## Begin Material

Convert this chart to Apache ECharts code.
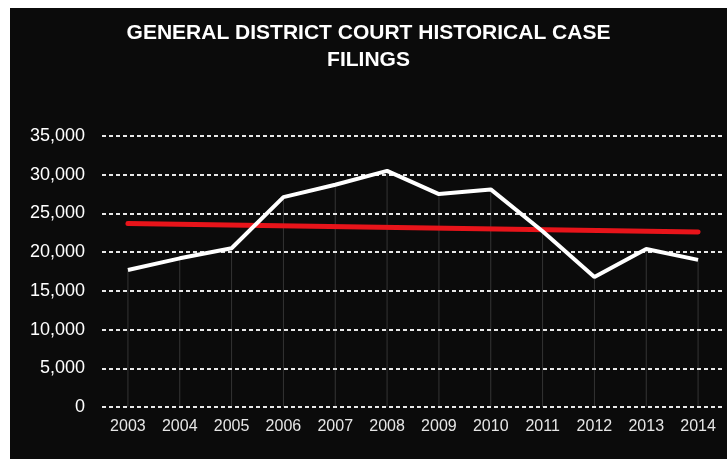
<!DOCTYPE html>
<html><head><meta charset="utf-8">
<script src="https://cdn.jsdelivr.net/npm/echarts@6/dist/echarts.min.js"></script>
<style>
html,body{margin:0;padding:0;background:#fff;width:727px;height:459px;overflow:hidden;}
#c{position:absolute;left:10px;top:8px;width:717px;height:451px;background:#0b0b0b;}
</style></head>
<body><div id="c"></div>
<script>
var years = ['2003','2004','2005','2006','2007','2008','2009','2010','2011','2012','2013','2014'];
var filings = [17700, 19200, 20500, 27100, 28700, 30500, 27500, 28100, 22700, 16800, 20400, 19000];
var trend = [23700, '-', '-', '-', '-', '-', '-', '-', '-', '-', '-', 22600];
var yTicks = [0, 5000, 10000, 15000, 20000, 25000, 30000, 35000];
var title = 'GENERAL DISTRICT COURT HISTORICAL CASE\nFILINGS';

var chart = echarts.init(document.getElementById('c'));
chart.setOption({
  backgroundColor: '#0b0b0b',
  animation: false,
  title: {
    text: title, left: 'center', top: 7,
    textStyle: {color: '#ffffff', fontSize: 21, fontWeight: 'bold', fontFamily: 'Liberation Sans, Arial, sans-serif', lineHeight: 27}
  },
  grid: {left: 92, right: 3, top: 128, bottom: 52},
  xAxis: {
    type: 'category', data: years, boundaryGap: true,
    axisLine: {show: false}, axisTick: {show: false},
    axisLabel: {color: '#e6e6e6', fontSize: 16, margin: 12, fontFamily: 'Liberation Sans, Arial, sans-serif'},
    splitLine: {show: false}
  },
  yAxis: {
    type: 'value', min: yTicks[0], max: yTicks[yTicks.length-1], interval: yTicks[1]-yTicks[0],
    axisLine: {show: false}, axisTick: {show: false},
    axisLabel: {color: '#ffffff', fontSize: 18, margin: 17, fontFamily: 'Liberation Sans, Arial, sans-serif',
      formatter: function(v){ return v.toLocaleString('en-US'); }},
    splitLine: {show: true, lineStyle: {color: '#e8e8e8', width: 2, type: [4, 3]}}
  },
  series: [
    {type: 'bar', data: filings, barWidth: 1, itemStyle: {color: 'rgba(200,200,200,0.22)'}, silent: true, z: 1},
    {type: 'line', data: filings, symbol: 'none', lineStyle: {color: '#ffffff', width: 4}, z: 3},
    {type: 'line', data: trend, connectNulls: true, symbol: 'none', lineStyle: {color: '#e8141a', width: 5, cap: 'round'}, z: 2}
  ]
});
</script></body></html>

## End Material

_Given instruction:_ Write out the full listing verbatim, excluding its pictures.

_Task solution:_
Convert this chart to Apache ECharts code.
<!DOCTYPE html>
<html><head><meta charset="utf-8">
<script src="https://cdn.jsdelivr.net/npm/echarts@6/dist/echarts.min.js"></script>
<style>
html,body{margin:0;padding:0;background:#fff;width:727px;height:459px;overflow:hidden;}
#c{position:absolute;left:10px;top:8px;width:717px;height:451px;background:#0b0b0b;}
</style></head>
<body><div id="c"></div>
<script>
var years = ['2003','2004','2005','2006','2007','2008','2009','2010','2011','2012','2013','2014'];
var filings = [17700, 19200, 20500, 27100, 28700, 30500, 27500, 28100, 22700, 16800, 20400, 19000];
var trend = [23700, '-', '-', '-', '-', '-', '-', '-', '-', '-', '-', 22600];
var yTicks = [0, 5000, 10000, 15000, 20000, 25000, 30000, 35000];
var title = 'GENERAL DISTRICT COURT HISTORICAL CASE\nFILINGS';

var chart = echarts.init(document.getElementById('c'));
chart.setOption({
  backgroundColor: '#0b0b0b',
  animation: false,
  title: {
    text: title, left: 'center', top: 7,
    textStyle: {color: '#ffffff', fontSize: 21, fontWeight: 'bold', fontFamily: 'Liberation Sans, Arial, sans-serif', lineHeight: 27}
  },
  grid: {left: 92, right: 3, top: 128, bottom: 52},
  xAxis: {
    type: 'category', data: years, boundaryGap: true,
    axisLine: {show: false}, axisTick: {show: false},
    axisLabel: {color: '#e6e6e6', fontSize: 16, margin: 12, fontFamily: 'Liberation Sans, Arial, sans-serif'},
    splitLine: {show: false}
  },
  yAxis: {
    type: 'value', min: yTicks[0], max: yTicks[yTicks.length-1], interval: yTicks[1]-yTicks[0],
    axisLine: {show: false}, axisTick: {show: false},
    axisLabel: {color: '#ffffff', fontSize: 18, margin: 17, fontFamily: 'Liberation Sans, Arial, sans-serif',
      formatter: function(v){ return v.toLocaleString('en-US'); }},
    splitLine: {show: true, lineStyle: {color: '#e8e8e8', width: 2, type: [4, 3]}}
  },
  series: [
    {type: 'bar', data: filings, barWidth: 1, itemStyle: {color: 'rgba(200,200,200,0.22)'}, silent: true, z: 1},
    {type: 'line', data: filings, symbol: 'none', lineStyle: {color: '#ffffff', width: 4}, z: 3},
    {type: 'line', data: trend, connectNulls: true, symbol: 'none', lineStyle: {color: '#e8141a', width: 5, cap: 'round'}, z: 2}
  ]
});
</script></body></html>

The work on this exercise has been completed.